En effet, le Sahara occidental est considéré par l’ONU comme un territoire non autonome, et toute exploitation de ses ressources sans le consentement de son peuple est jugée illégale selon le droit international. La persistance d’Engie à investir dans ces projets malgré ces décisions juridiques claires témoigne d’une stratégie délibérée de contournement des obligations légales internationales.
Des justifications qui ne convainquent pas
Face aux critiques, Engie a tenté de justifier ses actions en affirmant que toutes les parties prenantes, y compris les populations locales, ont été consultées. Cependant, cette défense a été invalidée par la Cour de justice de l’Union européenne, qui a clairement établi en octobre 2024 que de telles consultations ne peuvent en aucun cas remplacer le droit fondamental du peuple sahraoui à décider de l’utilisation de ses terres et ressources.
Cette position juridique sans équivoque remet directement en cause la légitimité des opérations d’Engie dans la région et soulève des questions éthiques importantes quant à la responsabilité sociale et environnementale revendiquée par le groupe.
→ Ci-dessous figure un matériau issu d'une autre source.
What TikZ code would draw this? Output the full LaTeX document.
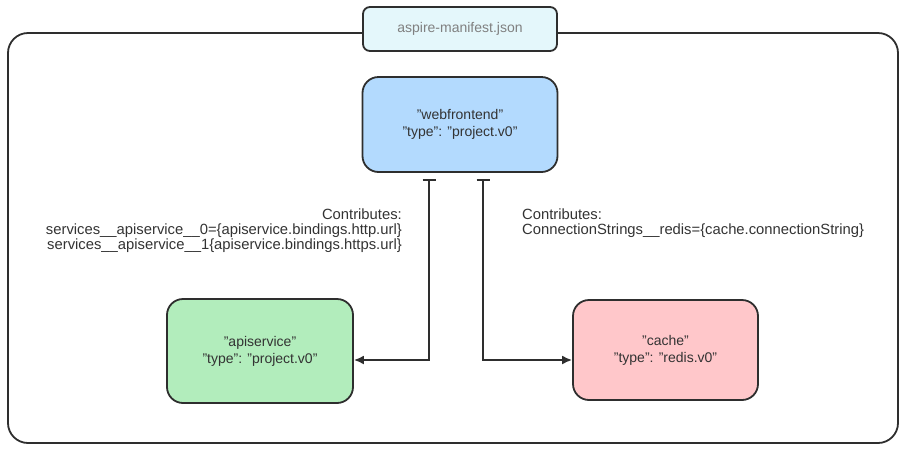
\documentclass[tikz,border=0pt]{standalone}
\usepackage{fontspec}
\setmainfont{Liberation Sans}
\usetikzlibrary{arrows.meta,positioning}
\definecolor{linegray}{HTML}{2E2E2E}
\definecolor{textgray}{HTML}{333333}
\definecolor{titlefill}{HTML}{E4F7FB}
\definecolor{wfblue}{HTML}{B3DAFE}
\definecolor{apigreen}{HTML}{B2EDBC}
\definecolor{cachered}{HTML}{FFC7CA}

\begin{document}
\begin{tikzpicture}[x=1pt,y=-1pt,
    res/.style={draw=linegray, line width=1.8pt, rounded corners=16pt, align=center,
        font=\fontsize{14}{17}\selectfont, text=textgray, inner sep=0pt},
    note/.style={font=\fontsize{14.8}{15}\selectfont, text=textgray, inner sep=0pt},
    link/.style={draw=linegray, line width=1.8pt, {Bar[width=13pt,line width=2pt]}-{Latex[length=10pt,width=9pt]}}
  ]
  \useasboundingbox (0,0) rectangle (906,448);
  % frame and title
  \node (frame) [draw=linegray, line width=1.8pt, rounded corners=20pt, minimum width=890pt, minimum height=410pt] at (453,238) {};
  \node (manifest) [res, fill=titlefill, rounded corners=7pt, minimum width=194pt, minimum height=44pt, text=gray] at (460,29) {aspire-manifest.json};
  % resources
  \node (webfrontend) [res, fill=wfblue, minimum width=195pt, minimum height=95pt] at (460,124.5) {"webfrontend"\\"type": "project.v0"};
  \node (apiservice) [res, fill=apigreen, minimum width=186pt, minimum height=104pt] at (260,351) {"apiservice"\\"type": "project.v0"};
  \node (cache) [res, fill=cachered, minimum width=185pt, minimum height=100pt] at (665.5,350) {"cache"\\"type": "redis.v0"};
  % notes
  \node (apinote) [note, anchor=north east, align=right] at (402,209) {Contributes:\\services\_\_apiservice\_\_0=\{apiservice.bindings.http.url\}\\services\_\_apiservice\_\_1\{apiservice.bindings.https.url\}};
  \node (cachenote) [note, anchor=north west, align=left] at (522,209) {Contributes:\\ConnectionStrings\_\_redis=\{cache.connectionString\}};
  % links
  \draw[link] ([xshift=-31pt,yshift=-6pt]webfrontend.south) |- ([yshift=-9pt]apiservice.east);
  \draw[link] ([xshift=23pt,yshift=-6pt]webfrontend.south) |- ([yshift=-10pt]cache.west);
\end{tikzpicture}
\end{document}
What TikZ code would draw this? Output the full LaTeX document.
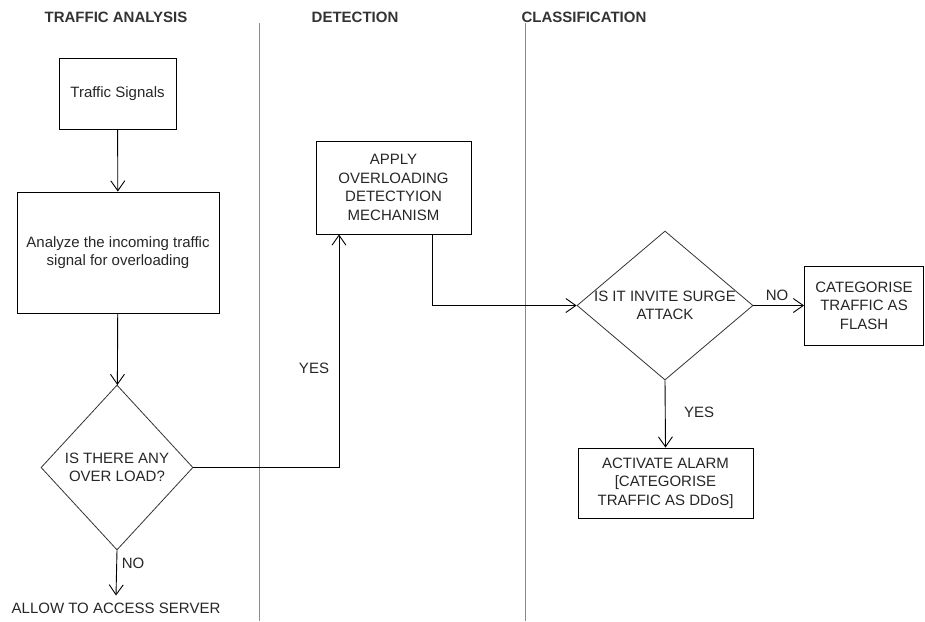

Un soutien diplomatique français controversé et ces conséquences potentielles pour Engie
L’implication d’Engie au Sahara occidental s’inscrit dans un contexte diplomatique particulier, marqué par un rapprochement entre la France et le Maroc sur la question du Sahara occidental. En novembre 2024, l’ambassadeur de France au Maroc, Christophe Lecourtier, a effectué une visite officielle au Sahara occidental, marquant un changement notable dans la position diplomatique française.
Les dénonciations répétées de Western Sahara Resource Watch et d’autres organisations de défense des droits humains pourraient avoir des conséquences significatives pour Engie, tant sur le plan juridique que réputationnel.
- Sur le plan juridique, l’entreprise pourrait faire face à des poursuites pour violation du droit international et complicité dans l’exploitation illégale des ressources d’un territoire occupé. Ces actions juridiques pourraient être intentées devant différentes juridictions, y compris françaises et européennes.
- Sur le plan réputationnel, ces controverses risquent d’entacher l’image d’Engie auprès des investisseurs, des consommateurs et des partenaires soucieux du respect des droits humains et du droit international. Dans un contexte où la responsabilité sociale des entreprises devient un critère de plus en plus important pour les investisseurs, ces accusations pourraient affecter la valorisation boursière du groupe.
La situation au Sahara occidental et l’implication d’entreprises comme Engie dans l’exploitation des ressources de ce territoire occupé appellent à une réaction plus ferme de la communauté internationale. Les Nations Unies, l’Union européenne et les gouvernements nationaux devraient exercer une pression accrue sur les entreprises qui contribuent à perpétuer l’occupation marocaine en tirant profit des ressources sahraouies.